Anônima fama

Ilustração: Carolina Vigna-Marú

Ilustração: Carolina Vigna-Marú

Como eu faço para ser um homem comum? É o que ele se pergunta diante do computador. Ele não dá conta dos emails, não tem nenhuma ideia genial para o twitter, não sabe o que fazer com os amigos do facebook. O celular toca sem parar, os torpedos se sucedem aos minutos. Desconhecidos querem saber o que ele pensa da revolução no mundo árabe ou sobre o antissemitismo de Galliano. Ele não sabe o que pensa. Ele prefere às vezes nem pensar, ele não sabe o que pensa de quase nada. Ele não sabe nem o que pensa da própria vida. Ele não sabe nem se pinta a parede da cozinha de branco ou bege.

Ele não sabe como escapar, o mundo avança sobre ele por frestas virtuais, as pessoas o alcançam quando querem, não há mais portas, ele está acuado. E quando vai dormir o mundo acorda dentro do cérebro dele e ele já não consegue dormir. Porque todas as respostas que não deu e todas as perguntas que sabe que chegarão no dia seguinte falam dentro da sua cabeça. Ele não dorme com esse barulho que acorda também o seu coração que dispara e aí sim que ele não dorme porque pensa que vai enfartar sem ter colocado os emails em dia.

Pelo amor de deus e ele nem acredita em deus que o paraíso não tenha internet nem celular nem câmeras nem nenhum tipo de tecnologia.
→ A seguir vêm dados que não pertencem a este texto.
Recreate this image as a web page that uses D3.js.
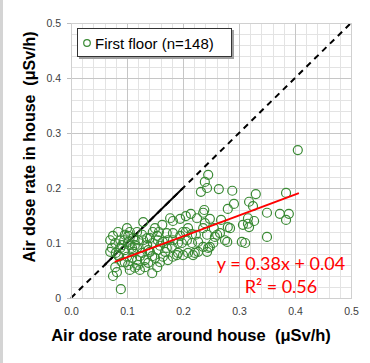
<!DOCTYPE html>
<html>
<head>
<meta charset="utf-8">
<script src="https://cdn.jsdelivr.net/npm/d3@7"></script>
<style>
  body { margin: 0; background: #fff; }
  svg { display: block; }
</style>
</head>
<body>
<div class="chart"></div>
<script>

// air dose rate around house (x) vs in house (y), uSv/h, first floor
var xVals = [0.405, 0.245, 0.239, 0.243, 0.232, 0.264, 0.288, 0.330, 0.318, 0.291,
    0.384, 0.325, 0.280, 0.238, 0.236, 0.214, 0.268, 0.248, 0.225, 0.195,
    0.182, 0.129, 0.239, 0.350, 0.373, 0.389, 0.384, 0.316, 0.327, 0.316,
    0.318, 0.280, 0.255, 0.236, 0.350, 0.261, 0.243, 0.146, 0.118, 0.102,
    0.171, 0.182, 0.205, 0.216, 0.136, 0.154, 0.311, 0.275, 0.248, 0.254,
    0.245, 0.236, 0.257, 0.177, 0.205, 0.284, 0.307, 0.305, 0.266, 0.279,
    0.227, 0.243, 0.221, 0.209, 0.218, 0.189, 0.182, 0.191, 0.227, 0.198,
    0.216, 0.207, 0.089, 0.075, 0.082, 0.079, 0.145, 0.123, 0.154, 0.105,
    0.095, 0.091, 0.080, 0.086, 0.120, 0.136, 0.084, 0.096, 0.102, 0.079,
    0.096, 0.109, 0.084, 0.100, 0.091, 0.102, 0.157, 0.200, 0.111, 0.129,
    0.146, 0.164, 0.182, 0.111, 0.127, 0.141, 0.155, 0.171, 0.118, 0.132,
    0.150, 0.164, 0.114, 0.132, 0.200, 0.191, 0.073, 0.070, 0.088, 0.105,
    0.118, 0.123, 0.138, 0.145, 0.159, 0.173, 0.088, 0.105, 0.114, 0.127,
    0.141, 0.155, 0.168, 0.180, 0.096, 0.109, 0.138, 0.159, 0.173, 0.120,
    0.100, 0.075, 0.070, 0.163, 0.150, 0.209, 0.223, 0.195];
var yVals = [0.269, 0.224, 0.211, 0.200, 0.193, 0.198, 0.195, 0.189, 0.175, 0.171,
    0.191, 0.167, 0.162, 0.160, 0.155, 0.153, 0.142, 0.144, 0.145, 0.144,
    0.140, 0.138, 0.136, 0.155, 0.153, 0.153, 0.142, 0.145, 0.140, 0.135,
    0.129, 0.129, 0.127, 0.127, 0.111, 0.115, 0.115, 0.120, 0.120, 0.113,
    0.118, 0.118, 0.120, 0.116, 0.109, 0.113, 0.100, 0.105, 0.093, 0.100,
    0.091, 0.093, 0.111, 0.145, 0.149, 0.127, 0.133, 0.102, 0.118, 0.102,
    0.084, 0.084, 0.082, 0.082, 0.078, 0.078, 0.075, 0.100, 0.102, 0.100,
    0.100, 0.105, 0.016, 0.040, 0.047, 0.056, 0.045, 0.051, 0.056, 0.051,
    0.105, 0.096, 0.082, 0.075, 0.105, 0.096, 0.120, 0.115, 0.102, 0.100,
    0.087, 0.091, 0.078, 0.075, 0.065, 0.060, 0.120, 0.120, 0.109, 0.105,
    0.100, 0.102, 0.105, 0.084, 0.082, 0.084, 0.087, 0.091, 0.069, 0.069,
    0.073, 0.075, 0.055, 0.056, 0.078, 0.082, 0.091, 0.084, 0.091, 0.096,
    0.091, 0.076, 0.087, 0.076, 0.095, 0.105, 0.105, 0.120, 0.096, 0.115,
    0.109, 0.105, 0.084, 0.093, 0.065, 0.073, 0.064, 0.065, 0.069, 0.060,
    0.127, 0.113, 0.105, 0.133, 0.127, 0.127, 0.115, 0.113];

var xTicks = [0.0, 0.1, 0.2, 0.3, 0.4, 0.5];
var yTicks = [0, 0.1, 0.2, 0.3, 0.4, 0.5];
var xTickLabels = ["0.0", "0.1", "0.2", "0.3", "0.4", "0.5"];
var yTickLabels = ["0", "0.1", "0.2", "0.3", "0.4", "0.5"];

// fitted line y = a*x + b, drawn over the data range
var fitSlope = 0.38;
var fitIntercept = 0.036;
var fitRange = [0.078, 0.407];
var oneToOneSolid = [0.06, 0.2];

var legendText = "First floor (n=148)";
var eqText = "y = 0.38x + 0.04";
var r2Label = "R² = 0.56";
var xTitle = "Air dose rate around house  (μSv/h)";
var yTitle = "Air dose rate in house  (μSv/h)";

var width = 370, height = 363;
var margin = {top: 23, right: 19, bottom: 65, left: 71};
var w = width - margin.left - margin.right;
var h = height - margin.top - margin.bottom;

var green = "#3a8a34";

var svg = d3.select(".chart")
  .append("svg")
    .attr("width", width)
    .attr("height", height);

// left frame strip
svg.append("rect")
    .attr("x", 0).attr("y", 0)
    .attr("width", 3).attr("height", height)
    .style("fill", "#d4d4d4");

var g = svg.append("g")
    .attr("transform", "translate(" + margin.left + "," + margin.top + ")");

var x = d3.scaleLinear().domain([0, 0.5]).range([0, w]);
var y = d3.scaleLinear().domain([0, 0.5]).range([h, 0]);

// minor grid every 0.02
var minor = d3.range(0, 0.5001, 0.02);
g.append("g").selectAll("line")
    .data(minor)
    .enter().append("line")
    .attr("x1", function(d) { return Math.round(x(d)) + 0.5; })
    .attr("x2", function(d) { return Math.round(x(d)) + 0.5; })
    .attr("y1", 0).attr("y2", h)
    .style("stroke", "#e3e3e3");
g.append("g").selectAll("line")
    .data(minor)
    .enter().append("line")
    .attr("y1", function(d) { return Math.round(y(d)) + 0.5; })
    .attr("y2", function(d) { return Math.round(y(d)) + 0.5; })
    .attr("x1", 0).attr("x2", w)
    .style("stroke", "#e3e3e3");

// major grid
g.append("g").selectAll("line")
    .data(xTicks)
    .enter().append("line")
    .attr("x1", function(d) { return Math.round(x(d)) + 0.5; })
    .attr("x2", function(d) { return Math.round(x(d)) + 0.5; })
    .attr("y1", 0).attr("y2", h)
    .style("stroke", "#c6c6c6");
g.append("g").selectAll("line")
    .data(yTicks)
    .enter().append("line")
    .attr("y1", function(d) { return Math.round(y(d)) + 0.5; })
    .attr("y2", function(d) { return Math.round(y(d)) + 0.5; })
    .attr("x1", 0).attr("x2", w)
    .style("stroke", "#c6c6c6");

// axes
var xAxis = g.append("g")
    .attr("class", "x axis")
    .attr("transform", "translate(0," + h + ")")
    .call(d3.axisBottom(x).tickValues(xTicks).tickSize(0).tickPadding(10)
        .tickFormat(function(d, i) { return xTickLabels[i]; }));
var yAxis = g.append("g")
    .attr("class", "y axis")
    .call(d3.axisLeft(y).tickValues(yTicks).tickSize(4).tickPadding(6)
        .tickFormat(function(d, i) { return yTickLabels[i]; }));

[xAxis, yAxis].forEach(function(a) {
    a.select(".domain").remove();
    a.selectAll("line").style("stroke", "#bfbfbf");
    a.selectAll("text")
        .style("font-family", "'Liberation Sans', Arial, sans-serif")
        .style("font-size", "10.5px")
        .style("fill", "#404040");
});

// 1:1 line
g.append("line")
    .attr("x1", x(0)).attr("y1", y(0))
    .attr("x2", x(0.5)).attr("y2", y(0.5))
    .style("stroke", "#000")
    .style("stroke-width", 2)
    .style("stroke-dasharray", "6,5");
g.append("line")
    .attr("x1", x(oneToOneSolid[0])).attr("y1", y(oneToOneSolid[0]))
    .attr("x2", x(oneToOneSolid[1])).attr("y2", y(oneToOneSolid[1]))
    .style("stroke", "#000")
    .style("stroke-width", 1.8);

// points
var pts = xVals.map(function(d, i) { return {x: d, y: yVals[i]}; });
g.append("g").selectAll("circle")
    .data(pts)
    .enter().append("circle")
    .attr("cx", function(d) { return x(d.x); })
    .attr("cy", function(d) { return y(d.y); })
    .attr("r", 4.5)
    .style("fill", "none")
    .style("stroke", green)
    .style("stroke-width", 1.2);

// regression line
g.append("line")
    .attr("x1", x(fitRange[0])).attr("y1", y(fitSlope * fitRange[0] + fitIntercept))
    .attr("x2", x(fitRange[1])).attr("y2", y(fitSlope * fitRange[1] + fitIntercept))
    .style("stroke", "#ff0000")
    .style("stroke-width", 2);

// equation
g.append("text")
    .attr("x", 210).attr("y", 247)
    .attr("text-anchor", "middle")
    .style("font-family", "Lato, 'Open Sans', sans-serif")
    .style("font-size", "18px")
    .style("fill", "#ff0000")
    .text(eqText);
g.append("text")
    .attr("x", 210).attr("y", 270)
    .attr("text-anchor", "middle")
    .style("font-family", "Lato, 'Open Sans', sans-serif")
    .style("font-size", "18px")
    .style("fill", "#ff0000")
    .text(r2Label);

// border of plot
g.append("rect")
    .attr("x", 0.5).attr("y", 0.5)
    .attr("width", w).attr("height", h)
    .style("fill", "none")
    .style("stroke", "#d0d0d0");

// legend
var leg = svg.append("g").attr("transform", "translate(77,28)");
leg.append("rect")
    .attr("x", 2).attr("y", 2)
    .attr("width", 155).attr("height", 29)
    .style("fill", "#a0a0a0");
leg.append("rect")
    .attr("x", 0.5).attr("y", 0.5)
    .attr("width", 154).attr("height", 28)
    .style("fill", "#fff")
    .style("stroke", "#333")
    .style("stroke-width", 1);
leg.append("circle")
    .attr("cx", 10).attr("cy", 15)
    .attr("r", 3.3)
    .style("fill", "none")
    .style("stroke", green)
    .style("stroke-width", 1.2);
leg.append("text")
    .attr("x", 18).attr("y", 20.5)
    .style("font-family", "'Liberation Sans', Arial, sans-serif")
    .style("font-size", "15px")
    .style("fill", "#000")
    .text(legendText);

// axis titles
svg.append("text")
    .attr("x", 191).attr("y", 341)
    .attr("text-anchor", "middle")
    .style("font-family", "'Liberation Sans', Arial, sans-serif")
    .style("font-weight", "bold")
    .style("font-size", "16.5px")
    .style("white-space", "pre")
    .text(xTitle);
svg.append("text")
    .attr("transform", "translate(35,147) rotate(-90)")
    .attr("text-anchor", "middle")
    .style("font-family", "'Liberation Sans', Arial, sans-serif")
    .style("font-weight", "bold")
    .style("font-size", "16px")
    .style("white-space", "pre")
    .text(yTitle);

</script>
</body>
</html>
Que o Clint Eastwood esteja totalmente errado e que ninguém tente lhe contatar no além. Silêncio por favor! Mas não morre. Depois de muitas horas com as unhas cravadas no teto como numa tirinha do Angeli ele dorme e acorda com o computador avisando que o antivírus foi atualizado e ele está seguro.

Todo dia todo dia todo dia o mundo arranca nacos dele com dentes cibernéticos. Ele é só um homem com um passado mais ou menos comum e com um presente mais ou menos comum e com um futuro de incerteza mais ou menos comum. E os analistas todos do mundo e os psicanalistas do mundo e os filósofos do mundo e os nerds do mundo e o dono do bar da esquina comemoram que agora o homem comum pode falar e contar a sua vida e dar o seu depoimento e principalmente a sua opinião porque a internet realizou o lema da revolução francesa. E ele não sabe como contar que suas opiniões são do senso comum ainda que ninguém mais seja comum.

Para para para. Ele não consegue parar. Ele não quer nada disso. Ele só quer ser comum e anônimo e não ter de dar resposta sobre nada para ninguém e não ter de ser engraçado e não ter de ser inteligente e não ter de ser ácido e não ter de ser politicamente incorreto ou correto ou crítico ou progressista. Ele não quer ser seguido no twitter porque nem sabe para onde vai. Ele não quer ter amigos no facebook porque não conhece esses amigos nem conseguiria dar atenção a tanta gente. Ele não quer ter de gravar nem filmar nem fotografar nem denunciar nada. Ele não quer principalmente ter opinião sobre porra nenhuma.

Ele só quer ser o que é, que ele não sabe. E não ter de falar sobre isso.

Mas ele não sabe como parar nem o que fazer se parar. Então ele tuita seu dilema, ganha mais 203 seguidores no twitter e 135 novos amigos no facebook e dá sua opinião engraçadinha sobre Kadafi e brinca com os nomes do Gadafi e segue sua rotina taquicárdica até morrer anônimo e comum e deixar como marca virtualmente nada porque o mundo já tem outros assuntos e outros mortos.